- **Set exercise**: Exactly the lines from the one with "Output the LaTeX" through the one with "(ldb) at (710,152)", inclusive, are to be repeated, and the pictures are not.

Extracted data entries:
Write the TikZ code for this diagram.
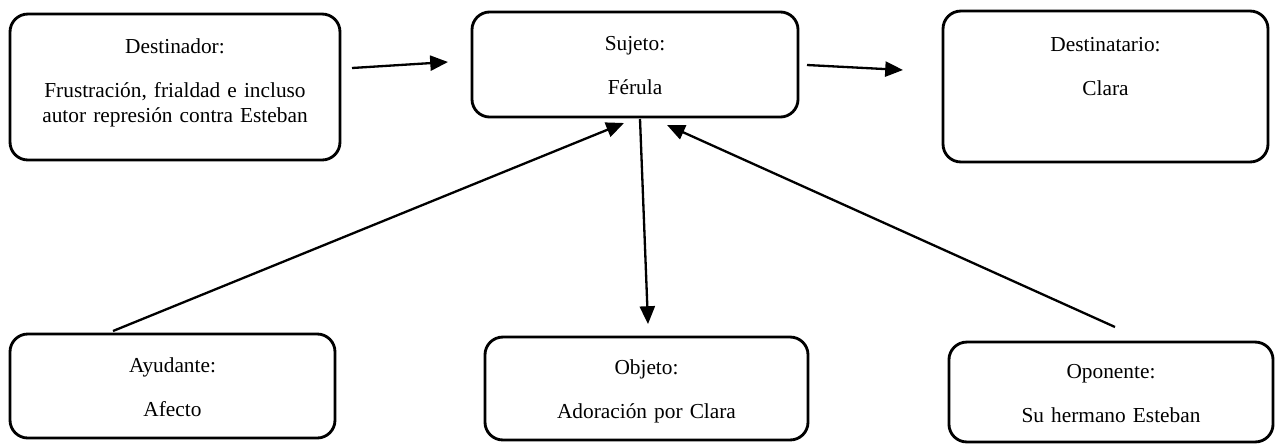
\documentclass[tikz,border=0pt]{standalone}
\usepackage{fontspec}
\setmainfont{Liberation Serif}
\usetikzlibrary{arrows.meta,positioning}
\tikzset{
  caja/.style={draw, line width=1.6pt, rounded corners=10pt, inner sep=0pt},
  texto/.style={anchor=base, text width=180pt, align=center, inner sep=0pt,
    font=\fontsize{12}{13.6}\selectfont},
  flecha/.style={line width=1.3pt, -{Triangle[length=10pt,width=8.5pt]}},
}
\begin{document}
\begin{tikzpicture}[x=0.5625pt,y=-0.5625pt]
      \useasboundingbox (0,0) rectangle (1280,443);
      \draw
        (175,87) node[caja, minimum width=185.6pt, minimum height=82.1pt] (destinador){}
        (635,64.5) node[caja, minimum width=183.4pt, minimum height=59.1pt] (sujeto){}
        (1105.5,86.5) node[caja, minimum width=182.8pt, minimum height=84.9pt] (destinatario){}
        (172.5,386) node[caja, minimum width=182.8pt, minimum height=58.5pt] (ayudante){}
        (646.5,388.5) node[caja, minimum width=181.7pt, minimum height=57.9pt] (objeto){}
        (1111,392) node[caja, minimum width=182.3pt, minimum height=56.2pt] (oponente){};
      \path
        (175,53) node[texto] (destinador-t){Destinador:\\[11.7pt]Frustración, frialdad e incluso\\autor represión contra Esteban}
        (635,50) node[texto] (sujeto-t){Sujeto:\\[11.7pt]Férula}
        (1105.5,51) node[texto] (destinatario-t){Destinatario:\\[11.7pt]Clara}
        (172.5,372) node[texto] (ayudante-t){Ayudante:\\[11.7pt]Afecto}
        (646.5,374) node[texto] (objeto-t){Objeto:\\[11.7pt]Adoración por Clara}
        (1111,378) node[texto] (oponente-t){Oponente:\\[11.7pt]Su hermano Esteban};
      \path
        (352,68) coordinate (d-out)   (448,62) coordinate (s-in1)
        (807,65) coordinate (s-out1)  (903,70) coordinate (dt-in)
        (113,331) coordinate (a-out)  (624,123) coordinate (s-in2)
        (640,119) coordinate (s-out2) (648,324) coordinate (o-in)
        (1115,327) coordinate (op-out) (667,125) coordinate (s-in3);
      \begin{scope}[flecha]
        \draw (d-out) to (s-in1);
        \draw (s-out1) to (dt-in);
        \draw (a-out) to (s-in2);
        \draw (s-out2) to (o-in);
        \draw (op-out) to (s-in3);
      \end{scope}
    \end{tikzpicture}
\end{document}
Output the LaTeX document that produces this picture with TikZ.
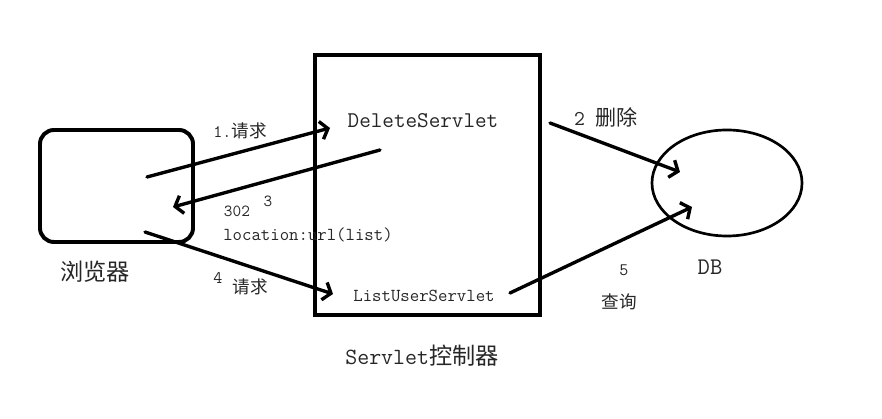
\documentclass[tikz,border=0pt]{standalone}
\usepackage{fontspec}
\newfontfamily\cjk{Noto Sans CJK SC}
\usetikzlibrary{arrows.meta,shapes.geometric}
\usepackage{tkz-euclide}

\tikzset{
  flow/.style={line width=2.4pt,-{Straight Barb[length=5pt,width=13pt]}},
  tag/.style={inner sep=0pt,text=black!85,font=\ttfamily\fontsize{13}{15}\selectfont},
  small/.style={inner sep=0pt,text=black!85,font=\ttfamily\fontsize{12.5}{15}\selectfont}
}

\begin{document}
\begin{tikzpicture}[x=0.025cm,y=0.025cm]
\useasboundingbox (0,0) rectangle (882,419);

% boxes
\node[draw,line width=2.8pt,rounded corners=10pt,minimum width=3.825cm,minimum height=2.8cm] (browser) at (116.5,233) {};
\node[draw,line width=2.4pt,minimum width=5.625cm,minimum height=6.5cm] (servlet) at (427.5,234) {};
\node[draw,ellipse,line width=1.9pt,inner sep=0pt,minimum width=3.75cm,minimum height=2.65cm] (db) at (727,236) {};

% arrows
\tkzDefPoints{147/242/A,330/291/B,380/269/C,173/212/D,145/187/E,333/125/F,550/296/G,680/247/H,510/126/I,692/212/J}
\tkzDrawSegments[flow](A,B C,D E,F G,H I,J)

% labels
\node[tag,font=\cjk\fontsize{16.5}{19}\selectfont] (lbrowser) at (95,147) {浏览器};
\node[tag,font=\ttfamily\fontsize{16}{19}\selectfont] (ldelete) at (423,298) {DeleteServlet};
\node[tag] (llist) at (424,123) {ListUserServlet};
\node[tag,font=\ttfamily\fontsize{16.5}{19}\selectfont] (lservlet) at (422,63) {Servlet{\cjk 控制器}};
\node[tag,font=\ttfamily\fontsize{17}{20}\selectfont] (ldb) at (710,152) {DB};

\node[small] (l1) at (240,288) {1.{\cjk 请求}};
\node[tag,font=\ttfamily\fontsize{12}{14}\selectfont] (l302) at (237,208) {302};
\node[tag,font=\ttfamily\fontsize{12}{14}\selectfont] (l3) at (268,218) {3};
\node[tag] (lloc) at (308,184) {location:url(list)};
\node[small] (l4) at (218,141) {4};
\node[small,font=\cjk\fontsize{12.5}{15}\selectfont] (l4b) at (250,132) {请求};
\node[small,font=\ttfamily\fontsize{15}{18}\selectfont] (l2) at (606,302) {2 {\cjk 删除}};
\node[small] (l5) at (624,149) {5};
\node[small,font=\cjk\fontsize{12.5}{15}\selectfont] (lquery) at (619,117) {查询};

\end{tikzpicture}
\end{document}
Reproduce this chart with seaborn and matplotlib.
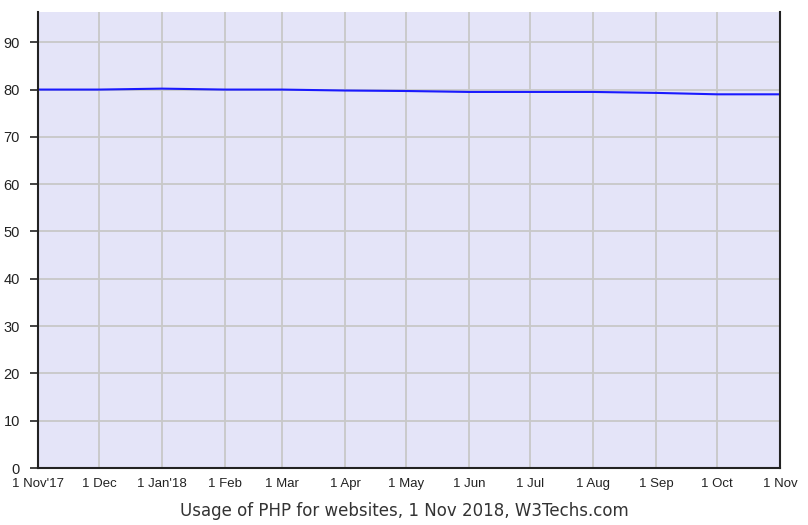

- **Result for this task**:
Output the LaTeX document that produces this picture with TikZ.
\documentclass[tikz,border=0pt]{standalone}
\usepackage{fontspec}
\newfontfamily\cjk{Noto Sans CJK SC}
\usetikzlibrary{arrows.meta,shapes.geometric}
\usepackage{tkz-euclide}

\tikzset{
  flow/.style={line width=2.4pt,-{Straight Barb[length=5pt,width=13pt]}},
  tag/.style={inner sep=0pt,text=black!85,font=\ttfamily\fontsize{13}{15}\selectfont},
  small/.style={inner sep=0pt,text=black!85,font=\ttfamily\fontsize{12.5}{15}\selectfont}
}

\begin{document}
\begin{tikzpicture}[x=0.025cm,y=0.025cm]
\useasboundingbox (0,0) rectangle (882,419);

% boxes
\node[draw,line width=2.8pt,rounded corners=10pt,minimum width=3.825cm,minimum height=2.8cm] (browser) at (116.5,233) {};
\node[draw,line width=2.4pt,minimum width=5.625cm,minimum height=6.5cm] (servlet) at (427.5,234) {};
\node[draw,ellipse,line width=1.9pt,inner sep=0pt,minimum width=3.75cm,minimum height=2.65cm] (db) at (727,236) {};

% arrows
\tkzDefPoints{147/242/A,330/291/B,380/269/C,173/212/D,145/187/E,333/125/F,550/296/G,680/247/H,510/126/I,692/212/J}
\tkzDrawSegments[flow](A,B C,D E,F G,H I,J)

% labels
\node[tag,font=\cjk\fontsize{16.5}{19}\selectfont] (lbrowser) at (95,147) {浏览器};
\node[tag,font=\ttfamily\fontsize{16}{19}\selectfont] (ldelete) at (423,298) {DeleteServlet};
\node[tag] (llist) at (424,123) {ListUserServlet};
\node[tag,font=\ttfamily\fontsize{16.5}{19}\selectfont] (lservlet) at (422,63) {Servlet{\cjk 控制器}};
\node[tag,font=\ttfamily\fontsize{17}{20}\selectfont] (ldb) at (710,152) {DB};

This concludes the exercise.